Task to complete
Output the full listing below exactly as it reads, and skip anything that is a picture.

Given information
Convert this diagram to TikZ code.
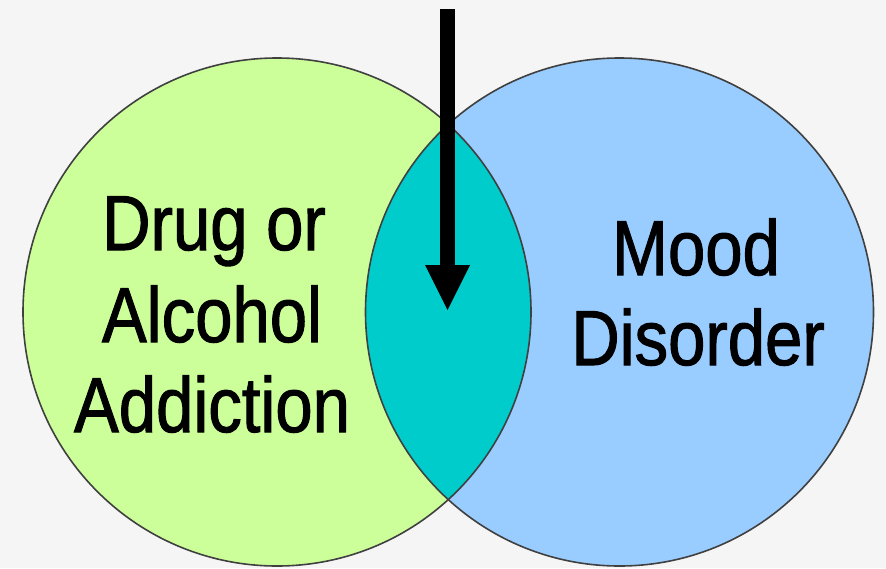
\documentclass[tikz,border=0pt]{standalone}
\usepackage{fontspec}
\newfontfamily\labfont[FakeStretch=0.86,FakeBold=1.3]{Liberation Sans}
\usetikzlibrary{calc}
\definecolor{bg}{RGB}{245,245,245}
\definecolor{leftc}{RGB}{204,255,153}
\definecolor{rightc}{RGB}{153,204,255}
\definecolor{lensc}{RGB}{0,204,204}
\definecolor{edge}{RGB}{64,64,64}
\tikzset{
  lab/.style={anchor=base, inner sep=0pt, font=\labfont\fontsize{78}{91}\selectfont, text=black},
  rim/.style={draw=edge, line width=1.6pt}
}
\begin{document}
\begin{tikzpicture}[x=1pt,y=-1pt]
\fill[bg] (0,0) rectangle (886,568);
\useasboundingbox (0,0) rectangle (886,568);
\coordinate (cl) at (277,312);
\coordinate (cr) at (619.5,312);
\fill[leftc] (cl) circle (254);
\fill[rightc] (cr) circle (254);
\begin{scope}
  \clip (cl) circle (254);
  \fill[lensc] (cr) circle (254);
\end{scope}
\draw[rim] (cl) circle (254);
\draw[rim] (cr) circle (254);
% labels
\node[lab] (l1) at (214,250) {Drug or};
\node[lab] (l2) at (212,342) {Alcohol};
\node[lab] (l3) at (212,432) {Addiction};
\node[lab] (r1) at (696,275) {Mood};
\node[lab] (r2) at (698,365) {Disorder};
% arrow
\coordinate (top) at (447.5,9);
\coordinate (tip) at (447.5,310);
\fill[black] ($(top)+(-7.5,0)$) rectangle ($(tip)+(7.5,-44)$);
\fill[black] ($(tip)+(-22.5,-45)$) -- ($(tip)+(22.5,-45)$) -- (tip) -- cycle;
\end{tikzpicture}
\end{document}
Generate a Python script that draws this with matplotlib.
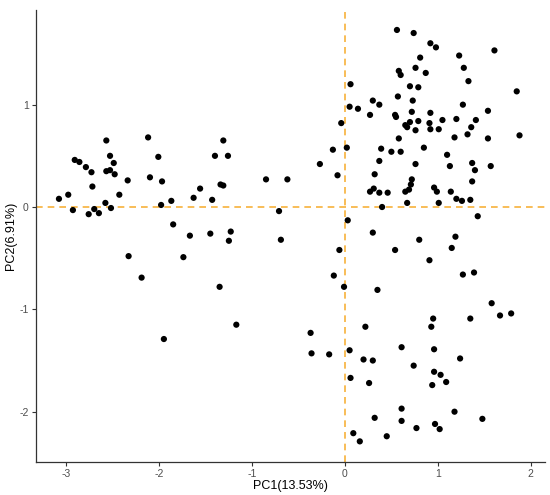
import matplotlib
matplotlib.use("Agg")
import matplotlib.pyplot as plt

plt.rcParams['font.family'] = ['Liberation Sans', 'DejaVu Sans']
plt.rcParams['axes.unicode_minus'] = False

# PCA scores (PC1, PC2)
pc1 = [
    -3.08, -2.98, -2.93, -2.91, -2.86, -2.79, -2.73, -2.72, -2.76, -2.70,
    -2.65, -2.58, -2.52, -2.57, -2.53, -2.49, -2.57, -2.53, -2.48, -2.43,
    -2.34, -2.12, -2.01, -2.10, -1.97, -1.98, -1.87, -1.85, -1.63, -1.56,
    -1.43, -1.40, -1.31, -1.26, -1.34, -1.31, -1.67, -1.45, -1.23, -1.25,
    -0.85, -0.62, -0.71, -0.69, -0.27, -0.13, -0.08, -0.04, 0.02, 0.03,
    -0.06, -2.33, -1.74, -2.19, -1.35, -1.17, -1.95, 0.56, 0.74, 0.81,
    0.76, 0.58, 0.60, 0.06, 0.70, 0.79, 0.57, 0.73, 0.30, 0.37,
    0.05, 0.14, 0.72, 0.27, 0.54, 0.55, 0.79, 0.70, 0.65, 0.67,
    0.76, 0.58, 0.39, 0.92, 0.98, 1.61, 1.23, 1.28, 0.87, 1.33,
    1.85, 1.27, 1.54, 0.92, 0.91, 1.05, 1.20, 1.41, 0.92, 1.01,
    1.36, 1.32, 1.18, 1.54, 1.88, 0.85, 0.50, 0.60, 0.37, 0.76,
    0.32, 0.72, 0.71, 0.31, 0.27, 0.37, 0.46, 0.65, 0.69, 0.67,
    0.40, 0.30, 0.80, 0.54, 1.10, 1.13, 1.37, 1.57, 1.40, 1.37,
    0.96, 0.99, 1.14, 1.01, 1.20, 1.26, 1.35, 1.43, 1.19, 1.15,
    0.91, -0.12, -0.01, 0.35, 0.22, -0.37, -0.36, -0.17, 0.05, 0.61,
    0.20, 0.30, 0.74, 0.06, 0.26, 0.61, 0.32, 0.61, 0.77, 0.09,
    0.16, 0.45, 1.27, 1.39, 1.58, 0.95, 0.93, 1.35, 1.67, 1.79,
    0.96, 1.24, 0.96, 1.03, 1.09, 0.94, 1.18, 1.48, 0.97, 1.02,
]
pc2 = [
    0.08, 0.12, -0.03, 0.46, 0.44, 0.39, 0.34, 0.20, -0.07, -0.02,
    -0.06, 0.04, -0.01, 0.65, 0.50, 0.43, 0.35, 0.36, 0.32, 0.12,
    0.26, 0.68, 0.49, 0.29, 0.25, 0.02, 0.06, -0.17, 0.09, 0.18,
    0.07, 0.50, 0.65, 0.50, 0.22, 0.21, -0.28, -0.26, -0.24, -0.33,
    0.27, 0.27, -0.04, -0.32, 0.42, 0.56, 0.31, 0.82, 0.58, -0.13,
    -0.42, -0.48, -0.49, -0.69, -0.78, -1.15, -1.29, 1.73, 1.70, 1.46,
    1.36, 1.33, 1.29, 1.20, 1.18, 1.17, 1.08, 1.04, 1.04, 1.00,
    0.98, 0.96, 0.93, 0.90, 0.90, 0.88, 0.84, 0.83, 0.80, 0.78,
    0.75, 0.67, 0.57, 1.60, 1.56, 1.53, 1.48, 1.36, 1.31, 1.23,
    1.13, 1.00, 0.94, 0.92, 0.82, 0.85, 0.86, 0.85, 0.76, 0.76,
    0.78, 0.71, 0.68, 0.67, 0.70, 0.58, 0.54, 0.54, 0.45, 0.42,
    0.32, 0.27, 0.22, 0.18, 0.15, 0.14, 0.14, 0.15, 0.17, 0.04,
    0.00, -0.25, -0.32, -0.42, 0.51, 0.40, 0.43, 0.40, 0.36, 0.25,
    0.19, 0.15, 0.15, 0.04, 0.08, 0.06, 0.07, -0.09, -0.29, -0.40,
    -0.52, -0.67, -0.78, -0.81, -1.17, -1.23, -1.43, -1.44, -1.40, -1.37,
    -1.49, -1.50, -1.55, -1.67, -1.72, -1.97, -2.06, -2.09, -2.16, -2.21,
    -2.29, -2.24, -0.66, -0.64, -0.94, -1.09, -1.17, -1.09, -1.06, -1.04,
    -1.39, -1.48, -1.61, -1.64, -1.71, -1.74, -2.00, -2.07, -2.12, -2.17,
]
x_ticks = [-3, -2, -1, 0, 1, 2]
y_ticks = [-2, -1, 0, 1]

fig = plt.figure(figsize=(5.5, 4.95), dpi=100)
ax = fig.add_axes([0.065, 0.067, 0.926, 0.913])

# reference lines at the origin
ax.axhline(0, color='#F7B23B', linestyle=(0, (4, 3)), linewidth=1.2, zorder=1)
ax.axvline(0, color='#F7B23B', linestyle=(0, (4, 3)), linewidth=1.2, zorder=1)

ax.scatter(pc1, pc2, s=20, color='black', edgecolors='none', zorder=3)

ax.set_xlim(-3.33, 2.155)
ax.set_ylim(-2.49, 1.926)
ax.set_xticks(x_ticks)
ax.set_yticks(y_ticks)

for side in ['top', 'right']:
    ax.spines[side].set_visible(False)
for side in ['left', 'bottom']:
    ax.spines[side].set_color('#333333')
    ax.spines[side].set_linewidth(0.9)

ax.tick_params(direction='out', length=3, width=0.8, color='#333333',
               labelsize=7.5, labelcolor='#4d4d4d', pad=2)

ax.set_xlabel('PC1(13.53%)', fontsize=9, labelpad=1)
ax.set_ylabel('PC2(6.91%)', fontsize=9, labelpad=2)

fig.savefig('out.png', dpi=100)
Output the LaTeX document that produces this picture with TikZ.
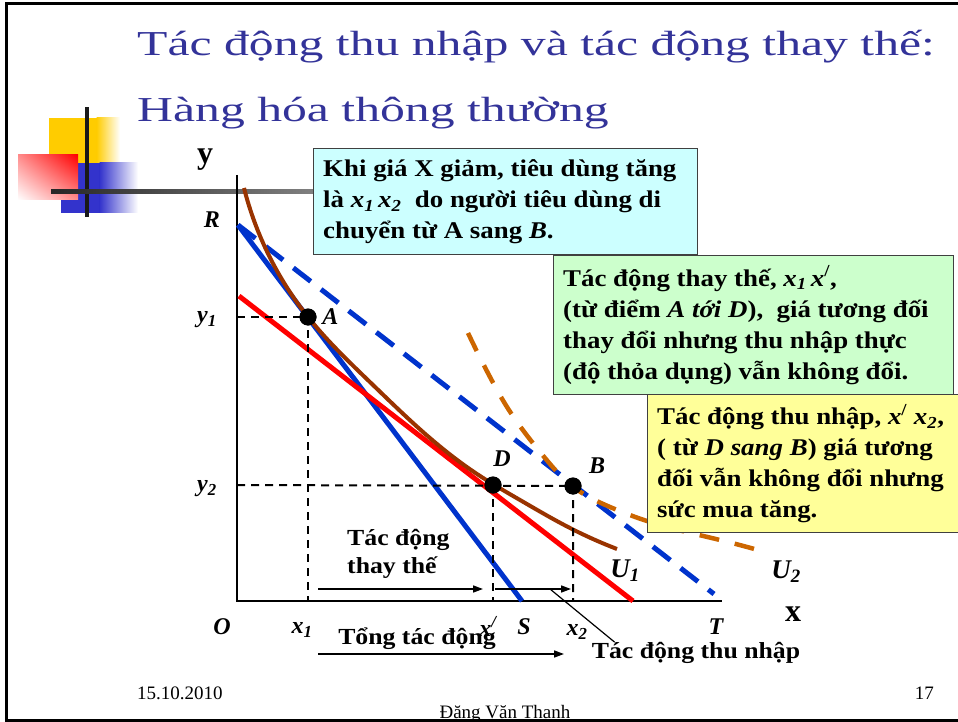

Exercise result
Convert this diagram to TikZ code.
\documentclass[tikz,border=0pt]{standalone}
\usepackage{fontspec}
\newfontfamily\labfont[FakeStretch=0.86,FakeBold=1.3]{Liberation Sans}
\usetikzlibrary{calc}
\definecolor{bg}{RGB}{245,245,245}
\definecolor{leftc}{RGB}{204,255,153}
\definecolor{rightc}{RGB}{153,204,255}
\definecolor{lensc}{RGB}{0,204,204}
\definecolor{edge}{RGB}{64,64,64}
\tikzset{
  lab/.style={anchor=base, inner sep=0pt, font=\labfont\fontsize{78}{91}\selectfont, text=black},
  rim/.style={draw=edge, line width=1.6pt}
}
\begin{document}
\begin{tikzpicture}[x=1pt,y=-1pt]
\fill[bg] (0,0) rectangle (886,568);
\useasboundingbox (0,0) rectangle (886,568);
\coordinate (cl) at (277,312);
\coordinate (cr) at (619.5,312);
\fill[leftc] (cl) circle (254);
\fill[rightc] (cr) circle (254);
\begin{scope}
  \clip (cl) circle (254);
  \fill[lensc] (cr) circle (254);
\end{scope}
\draw[rim] (cl) circle (254);
\draw[rim] (cr) circle (254);
% labels
\node[lab] (l1) at (214,250) {Drug or};
\node[lab] (l2) at (212,342) {Alcohol};
\node[lab] (l3) at (212,432) {Addiction};
\node[lab] (r1) at (696,275) {Mood};
\node[lab] (r2) at (698,365) {Disorder};
% arrow
\coordinate (top) at (447.5,9);
\coordinate (tip) at (447.5,310);
\fill[black] ($(top)+(-7.5,0)$) rectangle ($(tip)+(7.5,-44)$);
\fill[black] ($(tip)+(-22.5,-45)$) -- ($(tip)+(22.5,-45)$) -- (tip) -- cycle;
\end{tikzpicture}
\end{document}
Generate a Python script that draws this with matplotlib.
import matplotlib
matplotlib.use("Agg")
import matplotlib.pyplot as plt

plt.rcParams['font.family'] = ['Liberation Sans', 'DejaVu Sans']
plt.rcParams['axes.unicode_minus'] = False

# PCA scores (PC1, PC2)
pc1 = [
    -3.08, -2.98, -2.93, -2.91, -2.86, -2.79, -2.73, -2.72, -2.76, -2.70,
    -2.65, -2.58, -2.52, -2.57, -2.53, -2.49, -2.57, -2.53, -2.48, -2.43,
    -2.34, -2.12, -2.01, -2.10, -1.97, -1.98, -1.87, -1.85, -1.63, -1.56,
    -1.43, -1.40, -1.31, -1.26, -1.34, -1.31, -1.67, -1.45, -1.23, -1.25,
    -0.85, -0.62, -0.71, -0.69, -0.27, -0.13, -0.08, -0.04, 0.02, 0.03,
    -0.06, -2.33, -1.74, -2.19, -1.35, -1.17, -1.95, 0.56, 0.74, 0.81,
    0.76, 0.58, 0.60, 0.06, 0.70, 0.79, 0.57, 0.73, 0.30, 0.37,
    0.05, 0.14, 0.72, 0.27, 0.54, 0.55, 0.79, 0.70, 0.65, 0.67,
    0.76, 0.58, 0.39, 0.92, 0.98, 1.61, 1.23, 1.28, 0.87, 1.33,
    1.85, 1.27, 1.54, 0.92, 0.91, 1.05, 1.20, 1.41, 0.92, 1.01,
    1.36, 1.32, 1.18, 1.54, 1.88, 0.85, 0.50, 0.60, 0.37, 0.76,
    0.32, 0.72, 0.71, 0.31, 0.27, 0.37, 0.46, 0.65, 0.69, 0.67,
    0.40, 0.30, 0.80, 0.54, 1.10, 1.13, 1.37, 1.57, 1.40, 1.37,
    0.96, 0.99, 1.14, 1.01, 1.20, 1.26, 1.35, 1.43, 1.19, 1.15,
    0.91, -0.12, -0.01, 0.35, 0.22, -0.37, -0.36, -0.17, 0.05, 0.61,
    0.20, 0.30, 0.74, 0.06, 0.26, 0.61, 0.32, 0.61, 0.77, 0.09,
    0.16, 0.45, 1.27, 1.39, 1.58, 0.95, 0.93, 1.35, 1.67, 1.79,
    0.96, 1.24, 0.96, 1.03, 1.09, 0.94, 1.18, 1.48, 0.97, 1.02,
]
pc2 = [
    0.08, 0.12, -0.03, 0.46, 0.44, 0.39, 0.34, 0.20, -0.07, -0.02,
    -0.06, 0.04, -0.01, 0.65, 0.50, 0.43, 0.35, 0.36, 0.32, 0.12,
    0.26, 0.68, 0.49, 0.29, 0.25, 0.02, 0.06, -0.17, 0.09, 0.18,
    0.07, 0.50, 0.65, 0.50, 0.22, 0.21, -0.28, -0.26, -0.24, -0.33,
    0.27, 0.27, -0.04, -0.32, 0.42, 0.56, 0.31, 0.82, 0.58, -0.13,
    -0.42, -0.48, -0.49, -0.69, -0.78, -1.15, -1.29, 1.73, 1.70, 1.46,
    1.36, 1.33, 1.29, 1.20, 1.18, 1.17, 1.08, 1.04, 1.04, 1.00,
    0.98, 0.96, 0.93, 0.90, 0.90, 0.88, 0.84, 0.83, 0.80, 0.78,
    0.75, 0.67, 0.57, 1.60, 1.56, 1.53, 1.48, 1.36, 1.31, 1.23,
    1.13, 1.00, 0.94, 0.92, 0.82, 0.85, 0.86, 0.85, 0.76, 0.76,
    0.78, 0.71, 0.68, 0.67, 0.70, 0.58, 0.54, 0.54, 0.45, 0.42,
    0.32, 0.27, 0.22, 0.18, 0.15, 0.14, 0.14, 0.15, 0.17, 0.04,
    0.00, -0.25, -0.32, -0.42, 0.51, 0.40, 0.43, 0.40, 0.36, 0.25,
    0.19, 0.15, 0.15, 0.04, 0.08, 0.06, 0.07, -0.09, -0.29, -0.40,
    -0.52, -0.67, -0.78, -0.81, -1.17, -1.23, -1.43, -1.44, -1.40, -1.37,
    -1.49, -1.50, -1.55, -1.67, -1.72, -1.97, -2.06, -2.09, -2.16, -2.21,
    -2.29, -2.24, -0.66, -0.64, -0.94, -1.09, -1.17, -1.09, -1.06, -1.04,
    -1.39, -1.48, -1.61, -1.64, -1.71, -1.74, -2.00, -2.07, -2.12, -2.17,
]
x_ticks = [-3, -2, -1, 0, 1, 2]
y_ticks = [-2, -1, 0, 1]

fig = plt.figure(figsize=(5.5, 4.95), dpi=100)
ax = fig.add_axes([0.065, 0.067, 0.926, 0.913])

# reference lines at the origin
ax.axhline(0, color='#F7B23B', linestyle=(0, (4, 3)), linewidth=1.2, zorder=1)
ax.axvline(0, color='#F7B23B', linestyle=(0, (4, 3)), linewidth=1.2, zorder=1)

ax.scatter(pc1, pc2, s=20, color='black', edgecolors='none', zorder=3)

ax.set_xlim(-3.33, 2.155)
ax.set_ylim(-2.49, 1.926)
ax.set_xticks(x_ticks)
ax.set_yticks(y_ticks)

for side in ['top', 'right']:
    ax.spines[side].set_visible(False)
for side in ['left', 'bottom']:
    ax.spines[side].set_color('#333333')
    ax.spines[side].set_linewidth(0.9)

ax.tick_params(direction='out', length=3, width=0.8, color='#333333',
               labelsize=7.5, labelcolor='#4d4d4d', pad=2)

ax.set_xlabel('PC1(13.53%)', fontsize=9, labelpad=1)
ax.set_ylabel('PC2(6.91%)', fontsize=9, labelpad=2)

fig.savefig('out.png', dpi=100)
Output the LaTeX document that produces this picture with TikZ.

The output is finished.